Back in the spring of 1986, the United States Football League sued the National Football League in what was one of the most publicized antitrust suits in modern history.
The upstart league, which had begun as a spring endeavor in 1983, was claiming that the NFL had ”willfully acquired and maintained a monopoly,” primarily by pressuring TV networks to stop dealing with the USFL. It was a riveting—though ultimately unsuccessful—argument, bolstered in part by the testimony of the owner of the New Jersey Generals.
His name: Donald Trump.
Speaking under oath, Trump testified that Pete Rozelle, the NFL’s commissioner, had promised him a franchise should he and the USFL not sue. Rozelle, for his part, testified that Trump had begged him for a team, even promising to ”find some stiff” to purchase the Generals.
It was riveting.
It was dramatic.
It was, on the part of Trump, complete and total crap.

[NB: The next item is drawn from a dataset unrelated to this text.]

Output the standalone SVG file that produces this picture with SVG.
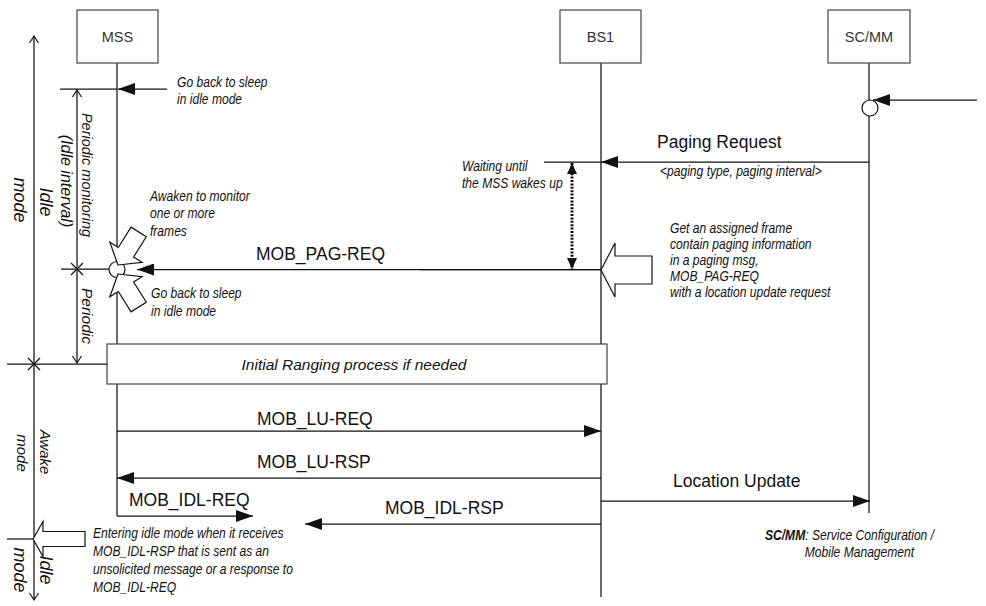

I’ve interviewed people from the NFL and USFL about Trump, and nobody—nary a single person—believes that Rozelle offered him a franchise. The reasons are pretty obvious: A. Trump was an enormous pain in the ass; loathed by his USFL peers and the last type of guy the NFL wanted; B. Trump was not nearly as wealthy in 1986 as he is today; C. Rozelle didn’t have the authority to offer franchises; D. The NFL hated the USFL. Rozelle, more than anyone, h-a-t-e-d the USFL. He didn’t want to bring Trump (or any other owner) in the fold. No—he wanted to crush him.
Just yesterday I sat down with Jerry Argovitz, former owner of the Houston Gamblers and, briefly, Trump’s partner. I asked about the Trump-Rozelle agreement, to which Argovitz said, “I promise you, it was nonsense. There was no agreement. No way. That’s just Donald talking. He never even liked the USFL. He saw it as a way to get in the NFL. But that promise—bullshit.”
I know 30 years have passed, and the USFL is largely forgotten. But were I running for president against a man who both ruined a sports league and lied under oath, well, I might bring it up.